Copy the lines of the data below exactly, starting at the first and stopping after the line that contains "const labelSolar = 'solar irradiance';"; include no pictures.

===== Raw data =====

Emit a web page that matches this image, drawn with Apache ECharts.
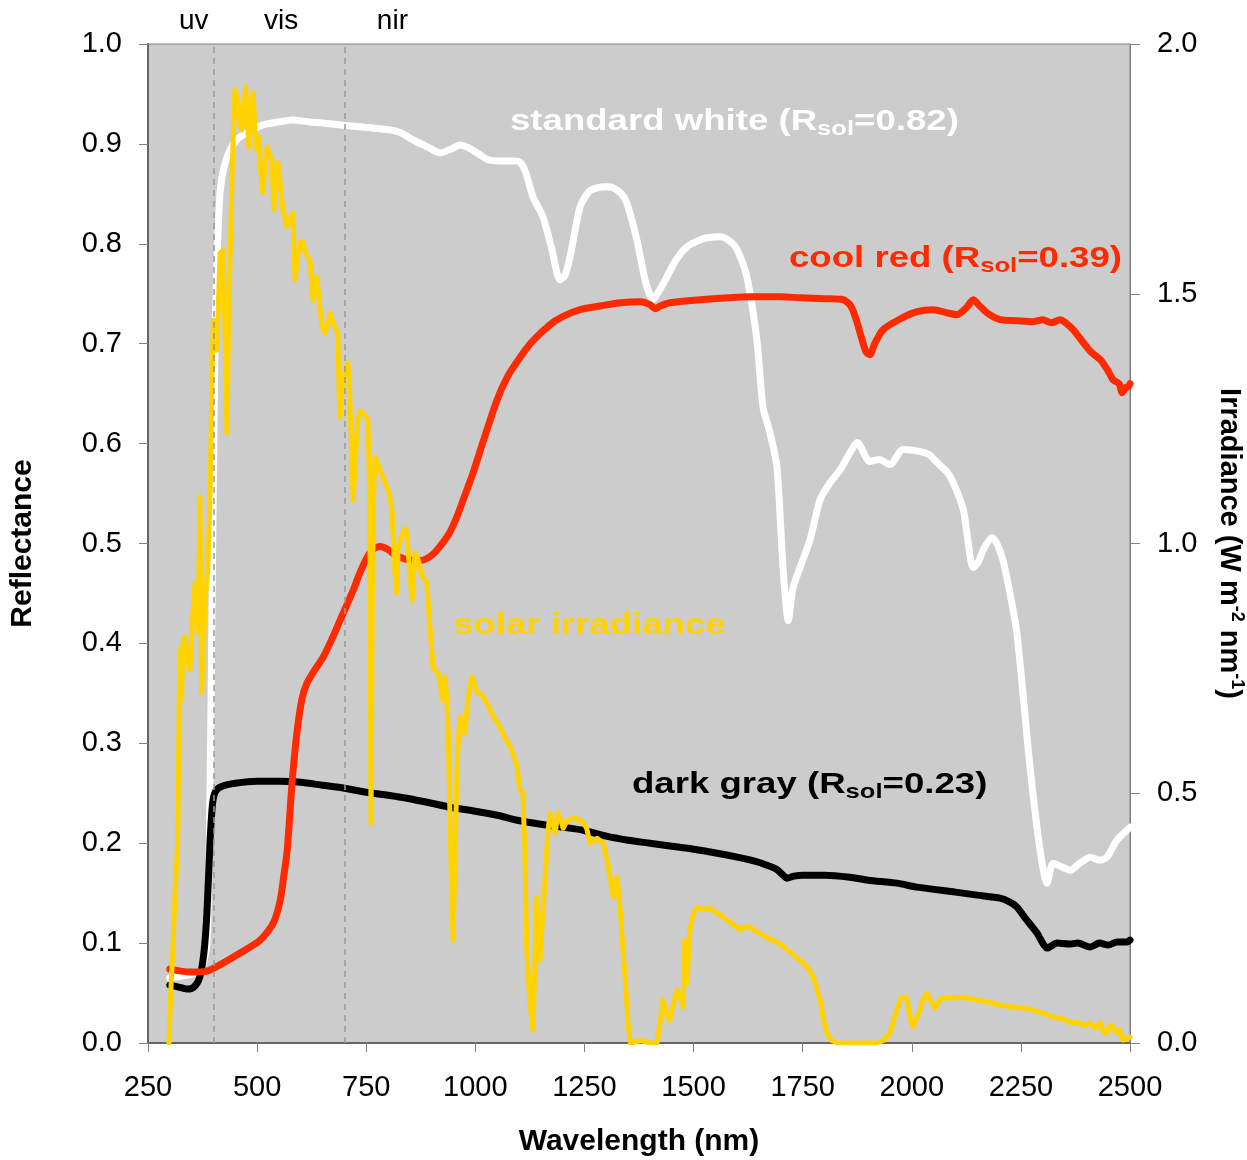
<!DOCTYPE html>
<html><head><meta charset="utf-8">
<script src="https://cdn.jsdelivr.net/npm/echarts@6/dist/echarts.min.js"></script>
<style>html,body{margin:0;padding:0;background:#fff}#c{width:1247px;height:1160px}</style>
</head><body><div id="c"></div>
<script>
// ---- axis settings ----
const xMin = 250, xMax = 2500, xStep = 250;
const reflMin = 0, reflMax = 1.0, reflStep = 0.1;
const irrMin = 0, irrMax = 2.0, irrStep = 0.5;

// ---- spectral regions ----
const regionBounds = [400, 700];
const regionNames = ['uv', 'vis', 'nir'];
const regionLabelNm = [355, 555, 810];

// ---- series labels ----
const labelWhite = ['standard white (R', 'sol', '=0.82)'];
const labelRed = ['cool red (R', 'sol', '=0.39)'];
const labelGray = ['dark gray (R', 'sol', '=0.23)'];
const labelSolar = 'solar irradiance';

// ---- standard white reflectance [nm, R] ----
const whiteData = [[300,0.065],[340,0.068],[370,0.072],[385,0.1],[392,0.25],[397,0.45],[403,0.684],[408,0.78],[415,0.851],[425,0.878],[438,0.894],[455,0.905],[477,0.911],[513,0.919],[550,0.922],[582,0.924],[620,0.922],[650,0.921],[690,0.919],[740,0.917],[805,0.914],[830,0.911],[857,0.904],[890,0.897],[919,0.891],[945,0.895],[965,0.899],[985,0.896],[1011,0.889],[1030,0.884],[1060,0.883],[1090,0.883],[1102,0.882],[1115,0.872],[1132,0.847],[1155,0.827],[1175,0.795],[1194,0.764],[1205,0.768],[1217,0.787],[1240,0.837],[1260,0.852],[1279,0.856],[1300,0.857],[1316,0.856],[1335,0.85],[1347,0.841],[1370,0.804],[1390,0.762],[1407,0.744],[1420,0.752],[1439,0.767],[1460,0.784],[1485,0.797],[1510,0.803],[1531,0.806],[1561,0.807],[1585,0.802],[1600,0.794],[1622,0.767],[1645,0.704],[1659,0.637],[1675,0.611],[1691,0.577],[1705,0.476],[1717,0.423],[1728,0.456],[1744,0.476],[1767,0.504],[1790,0.544],[1813,0.561],[1836,0.574],[1860,0.592],[1875,0.601],[1904,0.582],[1925,0.584],[1950,0.579],[1980,0.594],[2019,0.592],[2040,0.589],[2058,0.581],[2080,0.572],[2095,0.561],[2118,0.534],[2141,0.476],[2153,0.482],[2164,0.494],[2184,0.506],[2195,0.5],[2209,0.483],[2225,0.45],[2241,0.41],[2271,0.276],[2294,0.193],[2310,0.16],[2324,0.18],[2345,0.176],[2363,0.173],[2385,0.18],[2409,0.186],[2430,0.183],[2447,0.186],[2470,0.203],[2493,0.213],[2500,0.216]];

// ---- dark gray reflectance [nm, R] ----
const grayData = [[300,0.058],[320,0.056],[340,0.054],[355,0.056],[368,0.065],[378,0.09],[385,0.13],[392,0.2],[398,0.24],[405,0.252],[420,0.257],[450,0.26],[500,0.262],[550,0.262],[600,0.261],[650,0.258],[700,0.255],[750,0.251],[800,0.248],[843,0.245],[900,0.24],[942,0.236],[1000,0.232],[1050,0.228],[1096,0.223],[1150,0.219],[1200,0.216],[1247,0.213],[1300,0.207],[1350,0.203],[1400,0.2],[1450,0.197],[1500,0.194],[1554,0.19],[1600,0.186],[1640,0.182],[1668,0.178],[1690,0.174],[1705,0.168],[1714,0.165],[1730,0.167],[1750,0.168],[1800,0.168],[1858,0.166],[1900,0.163],[1966,0.16],[2012,0.156],[2100,0.151],[2150,0.148],[2202,0.145],[2225,0.141],[2241,0.136],[2260,0.125],[2287,0.11],[2300,0.1],[2310,0.095],[2333,0.1],[2360,0.099],[2380,0.1],[2409,0.096],[2430,0.1],[2450,0.098],[2470,0.101],[2493,0.101],[2500,0.103]];

// ---- cool red reflectance [nm, R] ----
const redData = [[300,0.074],[346,0.071],[385,0.072],[422,0.08],[461,0.09],[507,0.103],[537,0.12],[553,0.143],[562,0.17],[569,0.193],[580,0.26],[591,0.31],[603,0.345],[614,0.36],[630,0.372],[651,0.386],[670,0.403],[690,0.423],[720,0.453],[735,0.47],[752,0.486],[765,0.494],[782,0.497],[800,0.494],[811,0.49],[835,0.485],[857,0.483],[875,0.483],[889,0.485],[905,0.49],[919,0.497],[940,0.51],[958,0.527],[975,0.547],[995,0.571],[1020,0.605],[1050,0.644],[1075,0.668],[1102,0.686],[1130,0.702],[1171,0.719],[1200,0.727],[1240,0.734],[1290,0.738],[1332,0.741],[1380,0.742],[1400,0.739],[1412,0.735],[1425,0.738],[1446,0.741],[1515,0.744],[1580,0.746],[1630,0.747],[1700,0.747],[1744,0.746],[1800,0.745],[1843,0.744],[1860,0.738],[1872,0.725],[1882,0.71],[1895,0.692],[1904,0.689],[1915,0.7],[1934,0.714],[1970,0.724],[2012,0.732],[2050,0.734],[2080,0.731],[2104,0.729],[2125,0.736],[2141,0.744],[2155,0.738],[2175,0.73],[2202,0.724],[2240,0.723],[2278,0.722],[2300,0.724],[2320,0.721],[2340,0.724],[2355,0.72],[2370,0.714],[2393,0.701],[2410,0.692],[2432,0.684],[2448,0.674],[2461,0.664],[2475,0.66],[2482,0.651],[2490,0.656],[2496,0.657],[2500,0.66]];

// ---- solar irradiance [nm, W m-2 nm-1] ----
const solarData = [[298,0.0],[303,0.12],[307,0.186],[312,0.3],[318,0.4],[323,0.787],[327,0.687],[330,0.8],[334,0.813],[340,0.77],[346,0.747],[352,0.85],[358,0.921],[365,0.821],[369,1.093],[373,0.701],[381,0.887],[387,0.95],[392,1.087],[397,1.35],[400,1.447],[404,1.42],[408,1.387],[412,1.5],[415,1.581],[422,1.587],[426,1.45],[431,1.221],[434,1.4],[438,1.567],[443,1.75],[449,1.908],[456,1.888],[460,1.84],[465,1.828],[470,1.87],[474,1.914],[481,1.794],[486,1.85],[491,1.902],[497,1.788],[504,1.814],[508,1.75],[513,1.702],[518,1.75],[523,1.794],[528,1.78],[534,1.768],[538,1.668],[543,1.72],[548,1.762],[553,1.72],[559,1.668],[564,1.65],[569,1.634],[575,1.65],[582,1.662],[587,1.528],[594,1.58],[600,1.604],[605,1.604],[612,1.58],[621,1.567],[628,1.487],[633,1.52],[637,1.534],[643,1.48],[649,1.434],[656,1.421],[662,1.44],[667,1.461],[675,1.44],[685,1.421],[688,1.3],[690,1.253],[694,1.3],[697,1.327],[703,1.35],[708,1.361],[712,1.3],[717,1.181],[720,1.087],[726,1.18],[731,1.247],[737,1.265],[743,1.261],[748,1.255],[754,1.247],[758,1.1],[761,0.44],[764,0.9],[767,1.1],[770,1.173],[776,1.16],[782,1.147],[790,1.13],[797,1.113],[803,1.1],[809,1.067],[815,0.95],[820,0.901],[823,0.993],[829,1.01],[834,1.021],[839,1.03],[843,1.021],[849,0.95],[855,0.887],[862,0.981],[868,0.97],[873,0.953],[880,0.933],[889,0.921],[893,0.87],[896,0.833],[903,0.753],[909,0.745],[915,0.741],[920,0.72],[924,0.687],[928,0.71],[931,0.733],[935,0.68],[938,0.621],[942,0.45],[946,0.3],[949,0.206],[953,0.35],[958,0.55],[962,0.62],[965,0.653],[970,0.64],[976,0.621],[982,0.68],[987,0.71],[992,0.733],[998,0.72],[1004,0.701],[1010,0.7],[1018,0.693],[1030,0.675],[1041,0.653],[1052,0.64],[1063,0.621],[1072,0.605],[1080,0.593],[1088,0.575],[1096,0.553],[1102,0.507],[1109,0.501],[1113,0.4],[1118,0.186],[1125,0.08],[1132,0.026],[1136,0.15],[1141,0.292],[1145,0.2],[1148,0.166],[1154,0.25],[1160,0.332],[1166,0.42],[1171,0.46],[1177,0.44],[1183,0.42],[1189,0.46],[1195,0.45],[1201,0.43],[1210,0.445],[1224,0.45],[1235,0.448],[1247,0.442],[1255,0.43],[1263,0.4],[1271,0.405],[1279,0.41],[1286,0.405],[1293,0.4],[1302,0.366],[1309,0.33],[1316,0.292],[1320,0.31],[1325,0.332],[1332,0.266],[1338,0.19],[1344,0.12],[1350,0.04],[1355,0.0],[1380,0.005],[1400,0.0],[1416,0.0],[1423,0.04],[1430,0.086],[1438,0.06],[1446,0.046],[1454,0.08],[1462,0.106],[1470,0.09],[1476,0.072],[1480,0.206],[1485,0.12],[1490,0.2],[1492,0.23],[1500,0.26],[1508,0.272],[1520,0.268],[1530,0.27],[1538,0.27],[1546,0.265],[1554,0.26],[1565,0.254],[1577,0.246],[1590,0.238],[1600,0.232],[1607,0.226],[1615,0.232],[1630,0.232],[1645,0.222],[1659,0.216],[1675,0.208],[1691,0.202],[1705,0.194],[1721,0.182],[1735,0.172],[1751,0.16],[1762,0.15],[1774,0.132],[1782,0.11],[1790,0.086],[1798,0.045],[1806,0.02],[1815,0.006],[1829,0.0],[1870,0.0],[1920,0.0],[1935,0.005],[1950,0.02],[1960,0.05],[1966,0.066],[1975,0.09],[1983,0.092],[1989,0.09],[1996,0.05],[2003,0.032],[2010,0.05],[2019,0.066],[2027,0.09],[2035,0.1],[2043,0.085],[2053,0.07],[2065,0.088],[2081,0.09],[2100,0.091],[2127,0.09],[2150,0.086],[2175,0.082],[2202,0.076],[2230,0.072],[2255,0.07],[2278,0.066],[2300,0.06],[2315,0.055],[2333,0.05],[2350,0.048],[2365,0.04],[2379,0.042],[2395,0.035],[2410,0.04],[2420,0.03],[2432,0.04],[2440,0.022],[2447,0.02],[2455,0.035],[2461,0.032],[2470,0.02],[2477,0.025],[2484,0.006],[2492,0.008],[2500,0.012]];

// ---- styles ----
const FONT = "'Liberation Sans', Arial, Helvetica, sans-serif";
const C_WHITE = '#ffffff', C_RED = '#ff2a00', C_GRAY = '#000000', C_SOLAR = '#ffd200';
const AXIS_COLOR = '#808080';

const chart = echarts.init(document.getElementById('c'), null, {renderer: 'canvas'});

function lineSeries(name, data, color, width, yIdx, smooth) {
  return {
    name, type: 'line', data, yAxisIndex: yIdx, showSymbol: false, symbol: 'none',
    smooth: smooth, animation: false,
    lineStyle: {color, width, cap: 'round', join: 'round'}
  };
}

const option = {
  animation: false,
  backgroundColor: '#ffffff',
  grid: {left: 148, right: 117, top: 44, bottom: 117, show: true, containLabel: false,
         outerBoundsMode: 'none',
         backgroundColor: '#cccccc', borderColor: AXIS_COLOR, borderWidth: 1},
  xAxis: {
    type: 'value', min: xMin, max: xMax, interval: xStep,
    name: 'Wavelength (nm)', nameLocation: 'middle', nameGap: 84,
    nameTextStyle: {fontFamily: FONT, fontSize: 30, fontWeight: 'bold', color: '#000'},
    axisLine: {show: true, lineStyle: {color: '#666', width: 2}},
    axisTick: {show: true, inside: false, length: 9, lineStyle: {color: AXIS_COLOR}},
    axisLabel: {fontFamily: FONT, fontSize: 29, color: '#000', margin: 30, formatter: v => String(v)},
    splitLine: {show: false}
  },
  yAxis: [{
    type: 'value', min: reflMin, max: reflMax, interval: reflStep, position: 'left',
    name: 'Reflectance', nameLocation: 'middle', nameGap: 110, nameRotate: 90,
    nameTextStyle: {fontFamily: FONT, fontSize: 30, fontWeight: 'bold', color: '#000'},
    axisLine: {show: true, lineStyle: {color: '#666', width: 2}},
    axisTick: {show: true, length: 9, lineStyle: {color: AXIS_COLOR}},
    axisLabel: {fontFamily: FONT, fontSize: 29, color: '#000', margin: 26, formatter: v => v.toFixed(1)},
    splitLine: {show: false}
  }, {
    type: 'value', min: irrMin, max: irrMax, interval: irrStep, position: 'right',
    name: '{a|Irradiance (W m}{b|-2}{a| nm}{b|-1}{a|)}', nameLocation: 'middle', nameGap: 82, nameRotate: -90,
    nameTextStyle: {
      fontFamily: FONT, fontSize: 29, fontWeight: 'bold', color: '#000',
      rich: {
        a: {fontFamily: FONT, fontSize: 29, fontWeight: 'bold', color: '#000', lineHeight: 34},
        b: {fontFamily: FONT, fontSize: 18, fontWeight: 'bold', color: '#000', lineHeight: 18, verticalAlign: 'top'}
      }
    },
    axisLine: {show: true, lineStyle: {color: AXIS_COLOR, width: 1}},
    axisTick: {show: true, length: 10, lineStyle: {color: AXIS_COLOR}},
    axisLabel: {fontFamily: FONT, fontSize: 29, color: '#000', margin: 27, formatter: v => v.toFixed(1)},
    splitLine: {show: false}
  }],
  series: [
    {
      name: 'regions', type: 'line', data: [], yAxisIndex: 0, silent: true,
      markLine: {
        silent: true, symbol: 'none', animation: false,
        label: {show: false},
        lineStyle: {color: '#999999', type: [6, 5], width: 1.5},
        data: regionBounds.map(v => ({xAxis: v}))
      }
    },
    lineSeries('standard white', whiteData, C_WHITE, 7, 0, 0.25),
    lineSeries('dark gray', grayData, C_GRAY, 7, 0, 0.25),
    lineSeries('cool red', redData, C_RED, 7, 0, 0.25),
    lineSeries('solar irradiance', solarData, C_SOLAR, 5, 1, false)
  ]
};
chart.setOption(option);

// ---- text annotations ----
function richLabel(parts, color, x, y) {
  return {
    type: 'text', x, y, scaleX: 1.22, silent: true, z: 100,
    style: {
      text: '{m|' + parts[0] + '}{s|' + parts[1] + '}{m|' + parts[2] + '}',
      align: 'left', verticalAlign: 'middle',
      rich: {
        m: {fill: color, fontSize: 30, fontWeight: 'bold', fontFamily: FONT, lineHeight: 36},
        s: {fill: color, fontSize: 21, fontWeight: 'bold', fontFamily: FONT, lineHeight: 14, verticalAlign: 'bottom'}
      }
    }
  };
}
const graphics = [
  richLabel(labelWhite, C_WHITE, 510, 122),
  richLabel(labelRed, C_RED, 789, 259),
  richLabel(labelGray, C_GRAY, 632, 785),
  {
    type: 'text', x: 453, y: 626, scaleX: 1.22, silent: true, z: 100,
    style: {text: labelSolar, fill: C_SOLAR, font: 'bold 30px ' + FONT, align: 'left', verticalAlign: 'middle'}
  }
];
regionNames.forEach((n, i) => {
  const px = chart.convertToPixel({xAxisIndex: 0}, regionLabelNm[i]);
  graphics.push({
    type: 'text', x: px, y: 21, silent: true,
    style: {text: n, fill: '#000', font: '28px ' + FONT, align: 'center', verticalAlign: 'middle'}
  });
});
chart.setOption({graphic: graphics});
</script>
</body></html>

=====

§ Result of this exercise:
Emit a web page that matches this image, drawn with Apache ECharts.
<!DOCTYPE html>
<html><head><meta charset="utf-8">
<script src="https://cdn.jsdelivr.net/npm/echarts@6/dist/echarts.min.js"></script>
<style>html,body{margin:0;padding:0;background:#fff}#c{width:1247px;height:1160px}</style>
</head><body><div id="c"></div>
<script>
// ---- axis settings ----
const xMin = 250, xMax = 2500, xStep = 250;
const reflMin = 0, reflMax = 1.0, reflStep = 0.1;
const irrMin = 0, irrMax = 2.0, irrStep = 0.5;

// ---- spectral regions ----
const regionBounds = [400, 700];
const regionNames = ['uv', 'vis', 'nir'];
const regionLabelNm = [355, 555, 810];

// ---- series labels ----
const labelWhite = ['standard white (R', 'sol', '=0.82)'];
const labelRed = ['cool red (R', 'sol', '=0.39)'];
const labelGray = ['dark gray (R', 'sol', '=0.23)'];
const labelSolar = 'solar irradiance';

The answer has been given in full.